» **Task brief**
Return, unaltered, every line from the beginning of the material below up to and including the one with "const sizeTicks = ['0', '5', '10', '15', '20', '25'];".

» **Recorded data**
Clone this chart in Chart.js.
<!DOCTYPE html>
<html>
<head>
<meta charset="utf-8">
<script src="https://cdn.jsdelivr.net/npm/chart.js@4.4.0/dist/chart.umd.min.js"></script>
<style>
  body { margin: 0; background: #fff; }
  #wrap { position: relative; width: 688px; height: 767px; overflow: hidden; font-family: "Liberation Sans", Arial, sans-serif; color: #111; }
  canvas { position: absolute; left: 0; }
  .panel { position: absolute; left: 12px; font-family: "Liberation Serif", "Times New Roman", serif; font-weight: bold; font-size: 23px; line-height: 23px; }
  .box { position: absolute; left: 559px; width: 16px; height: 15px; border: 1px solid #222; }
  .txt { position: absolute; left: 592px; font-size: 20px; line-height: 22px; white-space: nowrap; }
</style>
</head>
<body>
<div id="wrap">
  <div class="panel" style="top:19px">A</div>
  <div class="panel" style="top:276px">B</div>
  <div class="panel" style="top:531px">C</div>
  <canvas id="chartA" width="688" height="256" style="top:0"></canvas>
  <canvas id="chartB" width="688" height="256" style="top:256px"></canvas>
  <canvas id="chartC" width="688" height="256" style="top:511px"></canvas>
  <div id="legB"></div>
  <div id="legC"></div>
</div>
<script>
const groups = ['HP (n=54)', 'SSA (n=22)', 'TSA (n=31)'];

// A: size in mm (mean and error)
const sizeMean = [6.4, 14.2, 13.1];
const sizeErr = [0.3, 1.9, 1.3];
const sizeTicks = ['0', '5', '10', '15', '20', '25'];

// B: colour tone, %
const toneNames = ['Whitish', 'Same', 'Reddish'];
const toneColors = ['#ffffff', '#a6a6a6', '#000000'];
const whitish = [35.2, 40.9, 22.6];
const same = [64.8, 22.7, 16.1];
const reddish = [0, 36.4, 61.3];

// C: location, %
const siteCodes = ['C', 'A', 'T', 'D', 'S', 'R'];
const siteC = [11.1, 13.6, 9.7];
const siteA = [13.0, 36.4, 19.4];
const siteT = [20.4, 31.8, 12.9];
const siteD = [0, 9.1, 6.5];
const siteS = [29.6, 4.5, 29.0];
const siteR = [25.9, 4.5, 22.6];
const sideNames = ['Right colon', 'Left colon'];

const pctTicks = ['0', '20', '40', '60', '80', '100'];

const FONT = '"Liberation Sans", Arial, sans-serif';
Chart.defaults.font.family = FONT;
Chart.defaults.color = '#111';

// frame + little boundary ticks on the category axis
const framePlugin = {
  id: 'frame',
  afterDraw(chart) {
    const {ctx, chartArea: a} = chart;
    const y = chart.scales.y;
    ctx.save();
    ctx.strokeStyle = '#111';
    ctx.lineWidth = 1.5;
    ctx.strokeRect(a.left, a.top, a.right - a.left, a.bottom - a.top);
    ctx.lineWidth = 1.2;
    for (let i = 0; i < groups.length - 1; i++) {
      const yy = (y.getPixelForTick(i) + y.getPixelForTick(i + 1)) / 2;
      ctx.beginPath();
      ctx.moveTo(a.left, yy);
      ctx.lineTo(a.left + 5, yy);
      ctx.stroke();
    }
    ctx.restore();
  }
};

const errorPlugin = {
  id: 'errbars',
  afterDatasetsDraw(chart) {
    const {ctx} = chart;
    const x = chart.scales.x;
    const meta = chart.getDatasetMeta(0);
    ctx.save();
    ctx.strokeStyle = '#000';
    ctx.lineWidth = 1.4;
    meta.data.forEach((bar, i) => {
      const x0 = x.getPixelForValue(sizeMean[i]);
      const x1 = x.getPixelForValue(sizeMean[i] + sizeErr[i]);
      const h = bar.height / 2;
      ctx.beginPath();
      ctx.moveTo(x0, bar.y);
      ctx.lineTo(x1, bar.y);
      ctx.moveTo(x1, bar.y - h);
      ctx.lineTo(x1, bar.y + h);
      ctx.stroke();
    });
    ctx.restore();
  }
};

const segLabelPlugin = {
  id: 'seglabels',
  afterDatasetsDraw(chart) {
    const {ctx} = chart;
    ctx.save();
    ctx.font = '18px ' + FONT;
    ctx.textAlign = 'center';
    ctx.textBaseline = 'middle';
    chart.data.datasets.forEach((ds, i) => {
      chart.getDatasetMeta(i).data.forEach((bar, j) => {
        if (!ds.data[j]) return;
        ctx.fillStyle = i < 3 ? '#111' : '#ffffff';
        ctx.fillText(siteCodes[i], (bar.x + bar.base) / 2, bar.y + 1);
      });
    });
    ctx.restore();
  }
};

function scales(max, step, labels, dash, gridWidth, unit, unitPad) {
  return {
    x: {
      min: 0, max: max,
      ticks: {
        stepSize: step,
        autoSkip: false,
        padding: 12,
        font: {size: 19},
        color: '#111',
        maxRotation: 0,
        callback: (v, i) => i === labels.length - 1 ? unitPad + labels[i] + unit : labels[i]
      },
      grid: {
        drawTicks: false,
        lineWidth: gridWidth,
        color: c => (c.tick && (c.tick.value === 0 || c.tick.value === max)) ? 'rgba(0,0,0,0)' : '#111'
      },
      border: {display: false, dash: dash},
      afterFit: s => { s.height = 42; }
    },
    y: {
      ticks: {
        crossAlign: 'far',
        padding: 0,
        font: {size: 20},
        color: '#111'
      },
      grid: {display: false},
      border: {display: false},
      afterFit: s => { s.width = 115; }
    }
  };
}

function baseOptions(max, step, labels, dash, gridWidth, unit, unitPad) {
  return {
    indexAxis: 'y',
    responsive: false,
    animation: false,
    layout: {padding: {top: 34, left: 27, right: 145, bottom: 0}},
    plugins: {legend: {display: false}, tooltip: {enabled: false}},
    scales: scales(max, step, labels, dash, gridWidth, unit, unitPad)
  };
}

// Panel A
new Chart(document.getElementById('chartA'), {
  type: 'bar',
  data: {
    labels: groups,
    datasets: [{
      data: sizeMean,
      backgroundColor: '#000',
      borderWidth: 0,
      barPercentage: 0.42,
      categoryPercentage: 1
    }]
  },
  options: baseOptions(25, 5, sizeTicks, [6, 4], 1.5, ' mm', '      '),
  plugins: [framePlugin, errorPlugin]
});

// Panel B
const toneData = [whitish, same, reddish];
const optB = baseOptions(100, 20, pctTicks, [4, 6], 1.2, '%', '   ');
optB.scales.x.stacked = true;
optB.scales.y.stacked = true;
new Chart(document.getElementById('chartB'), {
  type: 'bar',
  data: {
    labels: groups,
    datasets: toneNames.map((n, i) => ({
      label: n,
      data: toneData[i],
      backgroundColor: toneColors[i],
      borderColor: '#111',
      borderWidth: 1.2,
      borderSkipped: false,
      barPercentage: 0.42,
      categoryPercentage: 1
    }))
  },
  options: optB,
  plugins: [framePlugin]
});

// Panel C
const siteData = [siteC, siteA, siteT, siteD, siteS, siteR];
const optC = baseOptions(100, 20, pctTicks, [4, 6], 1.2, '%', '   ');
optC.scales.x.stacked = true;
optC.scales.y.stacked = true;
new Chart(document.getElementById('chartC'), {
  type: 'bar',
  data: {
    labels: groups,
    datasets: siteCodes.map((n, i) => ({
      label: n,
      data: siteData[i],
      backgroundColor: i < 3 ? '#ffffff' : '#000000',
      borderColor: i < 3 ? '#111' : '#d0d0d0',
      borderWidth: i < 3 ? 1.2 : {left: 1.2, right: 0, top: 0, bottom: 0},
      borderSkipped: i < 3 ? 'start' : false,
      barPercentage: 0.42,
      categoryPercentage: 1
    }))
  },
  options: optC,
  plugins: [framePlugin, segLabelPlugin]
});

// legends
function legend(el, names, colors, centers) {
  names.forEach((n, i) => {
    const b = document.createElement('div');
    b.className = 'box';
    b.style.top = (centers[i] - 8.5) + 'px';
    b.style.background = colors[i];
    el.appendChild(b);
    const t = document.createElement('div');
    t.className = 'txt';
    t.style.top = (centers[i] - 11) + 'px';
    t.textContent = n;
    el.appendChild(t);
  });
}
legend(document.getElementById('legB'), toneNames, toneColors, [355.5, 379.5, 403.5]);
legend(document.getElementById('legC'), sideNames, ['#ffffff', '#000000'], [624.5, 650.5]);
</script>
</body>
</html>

» **The reply**
Clone this chart in Chart.js.
<!DOCTYPE html>
<html>
<head>
<meta charset="utf-8">
<script src="https://cdn.jsdelivr.net/npm/chart.js@4.4.0/dist/chart.umd.min.js"></script>
<style>
  body { margin: 0; background: #fff; }
  #wrap { position: relative; width: 688px; height: 767px; overflow: hidden; font-family: "Liberation Sans", Arial, sans-serif; color: #111; }
  canvas { position: absolute; left: 0; }
  .panel { position: absolute; left: 12px; font-family: "Liberation Serif", "Times New Roman", serif; font-weight: bold; font-size: 23px; line-height: 23px; }
  .box { position: absolute; left: 559px; width: 16px; height: 15px; border: 1px solid #222; }
  .txt { position: absolute; left: 592px; font-size: 20px; line-height: 22px; white-space: nowrap; }
</style>
</head>
<body>
<div id="wrap">
  <div class="panel" style="top:19px">A</div>
  <div class="panel" style="top:276px">B</div>
  <div class="panel" style="top:531px">C</div>
  <canvas id="chartA" width="688" height="256" style="top:0"></canvas>
  <canvas id="chartB" width="688" height="256" style="top:256px"></canvas>
  <canvas id="chartC" width="688" height="256" style="top:511px"></canvas>
  <div id="legB"></div>
  <div id="legC"></div>
</div>
<script>
const groups = ['HP (n=54)', 'SSA (n=22)', 'TSA (n=31)'];

// A: size in mm (mean and error)
const sizeMean = [6.4, 14.2, 13.1];
const sizeErr = [0.3, 1.9, 1.3];
const sizeTicks = ['0', '5', '10', '15', '20', '25'];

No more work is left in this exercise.